7 November 1997

Good and bad news for pigs

"MORE difficult than for a couple of years – but not disastrous for most."

Thats what pig farmers can expect from 1998, according to the Meat and Livestock Commission.

Increased production at home and abroad, together with competitive lamb prices, will keep a lid on values.

And slaughterings next year are likely to reach 15.25m head, after topping the 15m-mark this year.

EU-wide, marketings are likely to reach a record high in the coming 12 months. And this despite the recent classical swine fever problems in Holland, which had seen 7.5m animals killed by early October.

Prices are now expected to stay stable, giving an adjusted UK spec average of 112p/kg for 1997, predicts the MLC in its quarterly Market Outlook publication.

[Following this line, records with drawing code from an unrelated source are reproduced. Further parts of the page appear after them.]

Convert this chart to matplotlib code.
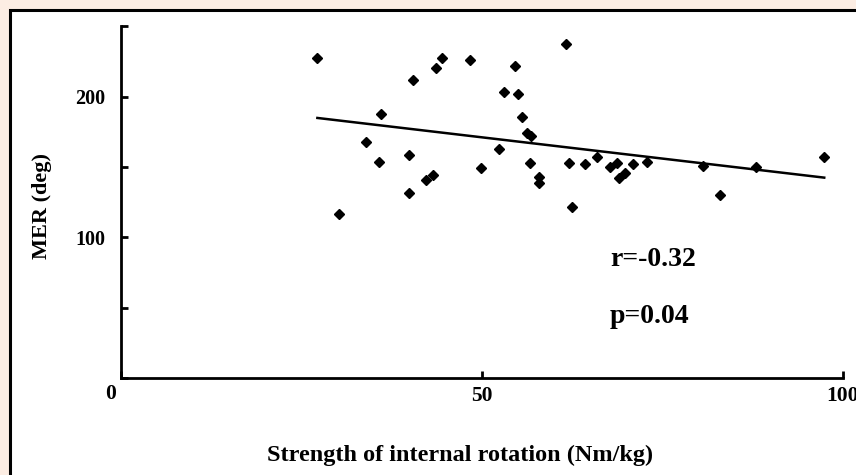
import matplotlib
matplotlib.use('Agg')
import matplotlib.pyplot as plt
import matplotlib.transforms as mtransforms
from matplotlib.patches import Rectangle
import numpy as np

# strength of internal rotation (Nm/kg) vs MER (deg)
strength = [27.2, 30.2, 36.0, 34.0, 35.8, 40.5, 39.9, 39.9, 42.3, 43.2,
            43.6, 44.5, 48.4, 49.8, 52.4, 53.1, 54.6, 55.0, 55.5, 56.2,
            56.8, 56.6, 57.9, 57.9, 61.6, 62.1, 62.5, 64.2, 65.9, 67.7,
            68.7, 69.0, 69.8, 70.9, 72.9, 80.6, 83.0, 87.9, 97.4]
mer = [227.2, 116.6, 187.6, 167.5, 153.7, 211.6, 158.5, 131.5, 140.7, 144.3,
       220.3, 227.2, 225.8, 149.4, 163.0, 203.5, 221.7, 202.0, 185.7, 174.4,
       172.0, 152.8, 143.0, 138.3, 237.6, 152.8, 121.3, 152.3, 157.3, 149.7,
       153.0, 141.9, 146.0, 151.8, 153.7, 150.7, 130.1, 149.7, 157.3]

stats_text = ["r=-0.32", "p=0.04"]
x_ticks = [0, 50, 100]
y_ticks = [0, 50, 100, 150, 200, 250]
y_tick_labels = ["", "", "100", "", "200", ""]

serif = ['Liberation Serif', 'DejaVu Serif']
plt.rcParams['font.family'] = serif
plt.rcParams['font.weight'] = 'bold'

fig = plt.figure(figsize=(8.56, 4.75), dpi=100)
fig.patch.set_facecolor('#fcede3')

# white panel with black border (runs off right and bottom edges)
panel = Rectangle((10 / 856, -0.1), 1.2, 1.1 - 10.5 / 475,
                  transform=fig.transFigure, facecolor='white',
                  edgecolor='black', linewidth=2.2, zorder=-5)
fig.patches.append(panel)

ax = fig.add_axes([121 / 856, 97 / 475, (843 - 121) / 856, (378 - 26.3) / 475])
ax.set_zorder(1)
ax.set_facecolor('none')
ax.set_xlim(0, 100)
ax.set_ylim(0, 250)
for side in ['top', 'right']:
    ax.spines[side].set_visible(False)
for side in ['left', 'bottom']:
    ax.spines[side].set_linewidth(2)

ax.plot(strength, mer, 'D', color='black', ms=5.2, clip_on=False)

# regression line over the data range
x = np.array(strength)
slope, icept = np.polyfit(x, np.array(mer), 1)
xs = np.array([x.min(), x.max()])
ax.plot(xs, slope * xs + icept, color='black', lw=1.8)

ax.set_xticks(x_ticks)
ax.set_xticklabels([str(v) for v in x_ticks], fontsize=15.5, fontweight='bold')
ax.set_yticks(y_ticks)
ax.set_yticklabels(y_tick_labels, fontsize=14.5, fontweight='bold')
ax.tick_params(axis='both', direction='in', length=5, width=2)
ax.tick_params(axis='y', pad=11)
ax.tick_params(axis='x', pad=6)
lbl0 = ax.get_xticklabels()[0]
lbl0.set_transform(lbl0.get_transform() +
                   mtransforms.ScaledTranslation(-0.1, 0.02, fig.dpi_scale_trans))

ax.text(67.7, 84, stats_text[0], fontsize=20, fontweight='bold', va='center')
ax.text(67.7, 43.5, stats_text[1], fontsize=20, fontweight='bold', va='center')

fig.text(460 / 856, 1 - 455 / 475, "Strength of internal rotation (Nm/kg)",
         fontsize=17.5, fontweight='bold', ha='center', va='center')
fig.text(42 / 856, 1 - 206 / 475, "MER (deg)", fontsize=16, fontweight='bold',
         ha='center', va='center', rotation=90)

fig.savefig('out.png', dpi=100, facecolor=fig.get_facecolor())
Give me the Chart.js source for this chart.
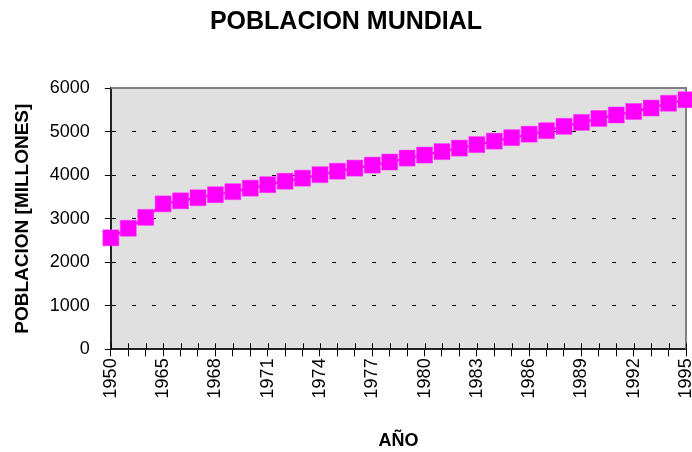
<!DOCTYPE html>
<html>
<head>
<meta charset="utf-8">
<script src="https://cdn.jsdelivr.net/npm/chart.js@4/dist/chart.umd.min.js"></script>
<style>
  html, body { margin: 0; padding: 0; background: #fff; }
  #wrap { width: 692px; height: 452px; }
</style>
</head>
<body>
<div id="wrap"><canvas id="c" width="692" height="452"></canvas></div>
<script>
// Categories (years) and population values (millions)
const years = ['1950','1955','1960','1965','1966','1967','1968','1969','1970','1971','1972','1973','1974','1975','1976','1977','1978','1979','1980','1981','1982','1983','1984','1985','1986','1987','1988','1989','1990','1991','1992','1993','1994','1995'];
const population = [2560, 2780, 3030, 3340, 3410, 3480, 3550, 3620, 3700, 3780, 3860, 3930, 4010, 4090, 4160, 4230, 4300, 4390, 4460, 4540, 4620, 4700, 4780, 4860, 4940, 5020, 5120, 5210, 5300, 5380, 5460, 5540, 5650, 5730];
// Tick labels shown on the x axis
const shownYearLabels = ['1950','1965','1968','1971','1974','1977','1980','1983','1986','1989','1992','1995'];
const yTicks = [0, 1000, 2000, 3000, 4000, 5000, 6000];

const chartTitle = 'POBLACION MUNDIAL';
const xTitle = 'AÑO';
const yTitle = 'POBLACION [MILLONES]';

const FONT = '"Liberation Sans", Arial, sans-serif';

const plotDecor = {
  id: 'plotDecor',
  beforeDraw(chart) {
    const {ctx, chartArea: a} = chart;
    ctx.save();
    ctx.fillStyle = '#E0E0E0';
    ctx.fillRect(a.left, a.top, a.right - a.left, a.bottom - a.top);
    ctx.restore();
  },
  beforeDatasetsDraw(chart) {
    const {ctx, chartArea: a} = chart;
    ctx.save();
    ctx.strokeStyle = '#808080';
    ctx.lineWidth = 2;
    ctx.beginPath();
    ctx.moveTo(a.left, a.top);
    ctx.lineTo(a.right, a.top);
    ctx.lineTo(a.right, a.bottom);
    ctx.stroke();
    // inner half of x tick marks (ticks cross the axis)
    const xs = chart.scales.x;
    ctx.strokeStyle = '#000';
    ctx.lineWidth = 1;
    ctx.beginPath();
    for (let i = 0; i < xs.ticks.length; i++) {
      const px = Math.round(xs.getPixelForTick(i)) + 0.5;
      ctx.moveTo(px, a.bottom - 6);
      ctx.lineTo(px, a.bottom);
    }
    ctx.stroke();
    ctx.restore();
  }
};

new Chart(document.getElementById('c'), {
  type: 'line',
  data: {
    labels: years,
    datasets: [{
      data: population,
      borderColor: '#FF00FF',
      backgroundColor: '#FF00FF',
      borderWidth: 2.5,
      pointStyle: 'rect',
      pointRadius: 11.3,
      pointHoverRadius: 11.3,
      pointBackgroundColor: '#FF00FF',
      pointBorderColor: '#FF33FF',
      pointBorderWidth: 0.5,
      tension: 0,
      clip: false
    }]
  },
  options: {
    responsive: false,
    animation: false,
    layout: { autoPadding: false, padding: { left: 0, right: 0, top: 0, bottom: 0 } },
    plugins: {
      legend: { display: false },
      tooltip: { enabled: false },
      title: {
        display: true,
        text: chartTitle,
        color: '#000',
        font: { family: FONT, size: 25, weight: 'bold' },
        padding: { top: 7, bottom: 51 }
      }
    },
    scales: {
      x: {
        type: 'category',
        offset: false,
        afterFit: function(scale) {
          scale.paddingRight = 6;
          scale.paddingLeft = 0;
        },
        title: {
          display: true,
          text: xTitle,
          color: '#000',
          font: { family: FONT, size: 18, weight: 'bold' },
          padding: { top: 30, bottom: 0 }
        },
        ticks: {
          autoSkip: false,
          maxRotation: 90,
          minRotation: 90,
          color: '#000',
          padding: 2,
          font: { family: FONT, size: 18 },
          callback: function(v, i) {
            const lab = years[i];
            return shownYearLabels.includes(lab) ? lab : '';
          }
        },
        grid: {
          drawOnChartArea: false,
          drawTicks: true,
          tickLength: 7,
          tickColor: '#000',
          tickWidth: 1,
          color: '#000'
        },
        border: { display: true, color: '#222', width: 2 }
      },
      y: {
        min: 0,
        max: 6000,
        afterBuildTicks: function(scale) {
          scale.ticks = yTicks.map(v => ({ value: v }));
        },
        title: {
          display: true,
          text: yTitle,
          color: '#000',
          font: { family: FONT, size: 19, weight: 'bold' },
          padding: { top: 11, bottom: 1 }
        },
        ticks: {
          color: '#000',
          padding: 15,
          font: { family: FONT, size: 18 },
          callback: function(v) { return String(v); }
        },
        grid: {
          color: '#000',
          lineWidth: 1,
          tickLength: 6,
          tickColor: '#000',
          tickWidth: 1,
          borderDash: [4, 16]
        },
        border: { display: true, color: '#222', width: 2, dash: [4, 16] }
      }
    }
  },
  plugins: [plotDecor]
});
</script>
</body>
</html>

And theres likely to be little movement next spring, although values may fall seasonally from June to around the 100p/kg dw level.

For farmers, this means there may be a small increase in margins during the second half of 1997 compared with late 1996, with lower feed costs more than compensating for the low prices.

But between January and June next year, the drop in prices compared with 12 months earlier is likely to be more than the drop in feed costs, squeezing margins.

Pork, meanwhile, has bucked the trend of the strong £, reducing exports. Volumes sold to other EU states between July and September totalled 33,800t, up 4000t compared with the corresponding period in 1996.

Bury St Edmunds pig consultant Peter Crichton says producers should now concentrate on improving efficiency in areas such as herd health and nutrition.

They should reconsider when they sell pigs, opting to sell at lighter weights if a gap of more than about 10p/kg dw opens up between porkers and baconers.

Mr Crichton also advises farmers, in the face of an increasingly volatile spot price, to consider selling on contract.

"A water-tight contract will be worth a lot of money in the year to come.

"As regards feed costs, we have probably seen the low point. So producers cant rely on these coming to their rescue."